## Begin

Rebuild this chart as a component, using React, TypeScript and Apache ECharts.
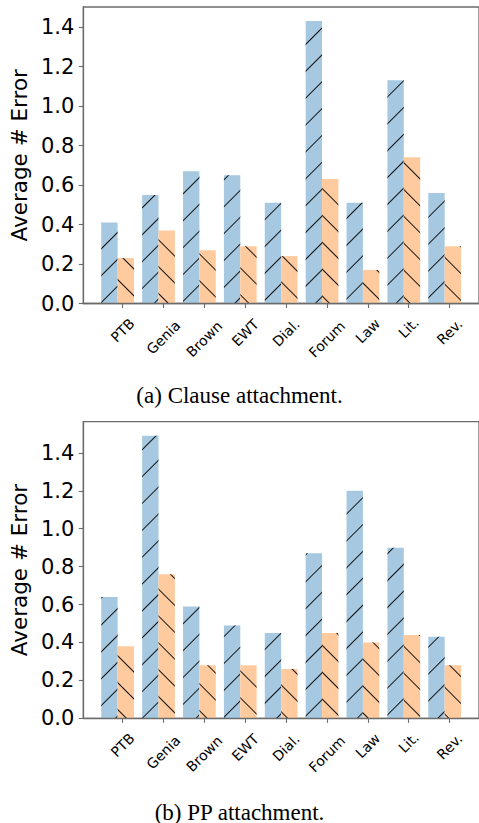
import React, { useEffect, useRef } from 'react';
import * as echarts from 'echarts';

const categories = ['PTB', 'Genia', 'Brown', 'EWT', 'Dial.', 'Forum', 'Law', 'Lit.', 'Rev.'];
const clauseBlue = [0.41, 0.55, 0.67, 0.65, 0.51, 1.43, 0.51, 1.13, 0.56];
const clauseOrange = [0.23, 0.37, 0.27, 0.29, 0.24, 0.63, 0.17, 0.74, 0.29];
const ppBlue = [0.64, 1.49, 0.59, 0.49, 0.45, 0.87, 1.2, 0.9, 0.43];
const ppOrange = [0.38, 0.76, 0.28, 0.28, 0.26, 0.45, 0.4, 0.44, 0.28];
const yTicks = [0, 0.2, 0.4, 0.6, 0.8, 1.0, 1.2, 1.4];
const yMaxes = [1.5015, 1.5645];
const captions = ['(a) Clause attachment.', '(b) PP attachment.'];
const yAxisTitle = 'Average # Error';

const TICK_OFFSET = 0.12;
const X_MIN = -0.84;
const X_MAX = 8.84;
const BLUE = '#a6c9e1';
const ORANGE = '#ffcb9e';
const SPINE = '#6b6b6b';
const SANS = 'DejaVu Sans';

function hatch(rotation: number) {
  return {
    symbol: 'rect',
    symbolSize: 1,
    symbolKeepAspect: false,
    color: '#111111',
    dashArrayX: [20, 0],
    dashArrayY: [1, 18],
    rotation,
  };
}

export default function App() {
  const ref = useRef<HTMLDivElement>(null);
  useEffect(() => {
    if (!ref.current) return;
    const chart = echarts.init(ref.current, null, { renderer: 'svg' });

    const canvas = document.createElement('canvas');
    const ctx = canvas.getContext('2d')!;
    ctx.font = `14px "${SANS}"`;
    const labelWidths = categories.map((c) => ctx.measureText(c).width);
    const tickPos = categories.map((_, i) => i + TICK_OFFSET);

    const tops = [7, 421.7];
    const heights = [296.5, 296.6];
    const groups = [
      [clauseBlue, clauseOrange],
      [ppBlue, ppOrange],
    ];

    const grid = tops.map((t, k) => ({
      left: 82,
      top: t,
      width: 399.3,
      height: heights[k],
      show: true,
      borderColor: SPINE,
      borderWidth: 1.3,
      backgroundColor: 'transparent',
    }));

    const xAxis = tops.map((_, k) => ({
      type: 'value',
      gridIndex: k,
      min: X_MIN,
      max: X_MAX,
      z: 5,
      splitLine: { show: false },
      axisLine: { show: true, onZero: false, lineStyle: { color: SPINE, width: 1.3 } },
      axisTick: { show: true, length: 4.5, customValues: tickPos, lineStyle: { color: SPINE, width: 1.1 } },
      axisLabel: { show: false },
    }));

    const yAxis = tops.map((_, k) => ({
      type: 'value',
      gridIndex: k,
      min: 0,
      max: yMaxes[k],
      z: 5,
      name: yAxisTitle,
      nameLocation: 'middle',
      nameGap: 46,
      nameRotate: 90,
      nameTextStyle: { fontSize: 21.5, fontFamily: SANS, color: '#000' },
      splitLine: { show: false },
      axisLine: { show: true, onZero: false, lineStyle: { color: SPINE, width: 1.3 } },
      axisTick: { show: true, length: 4.5, customValues: yTicks, lineStyle: { color: SPINE, width: 1.1 } },
      axisLabel: {
        show: true,
        customValues: yTicks,
        margin: 9,
        fontSize: 21,
        fontFamily: SANS,
        color: '#000',
        formatter: (v: number) => v.toFixed(1),
      },
    }));

    const series: any[] = [];
    groups.forEach((pair, k) => {
      pair.forEach((vals, j) => {
        series.push({
          type: 'bar',
          xAxisIndex: k,
          yAxisIndex: k,
          barWidth: '40%',
          barGap: '0%',
          data: vals.map((v, i) => [i, v]),
          itemStyle: {
            color: j === 0 ? BLUE : ORANGE,
            decal: hatch(j === 0 ? -Math.PI / 4 : Math.PI / 4),
          },
        });
      });
    });

    chart.setOption({
      animation: false,
      backgroundColor: '#ffffff',
      grid,
      xAxis,
      yAxis,
      series,
      title: [
        {
          text: captions[0],
          left: 'center',
          top: 384,
          padding: 0,
          textStyle: { fontFamily: 'Liberation Serif', fontSize: 23, fontWeight: 'normal', color: '#000' },
        },
        {
          text: captions[1],
          left: 'center',
          top: 800.5,
          padding: 0,
          textStyle: { fontFamily: 'Liberation Serif', fontSize: 23, fontWeight: 'normal', color: '#000' },
        },
      ],
    });

    // rotated category labels centred on the axis' own tick positions
    const graphic: any[] = [];
    tops.forEach((_, k) => {
      const axisY = chart.convertToPixel({ yAxisIndex: k }, 0) as number;
      categories.forEach((c, i) => {
        const x = chart.convertToPixel({ xAxisIndex: k }, tickPos[i]) as number;
        graphic.push({
          type: 'text',
          x,
          y: axisY + 13.5 + 0.5 * labelWidths[i],
          rotation: Math.PI / 4,
          style: {
            text: c,
            fontSize: 14,
            fontFamily: SANS,
            fill: '#000',
            align: 'center',
            verticalAlign: 'middle',
          },
        });
      });
    });
    chart.setOption({ graphic });

    return () => chart.dispose();
  }, []);
  return <div ref={ref} style={{ position: 'absolute', left: 0, top: 0, width: 479, height: 823 }} />;
}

## End

Exercise aim: Each line from the top of the material through the line containing "import * as echarts from 'echarts';" should be reproduced exactly; please drop any images.

Output of the exercise:
Rebuild this chart as a component, using React, TypeScript and Apache ECharts.
import React, { useEffect, useRef } from 'react';
import * as echarts from 'echarts';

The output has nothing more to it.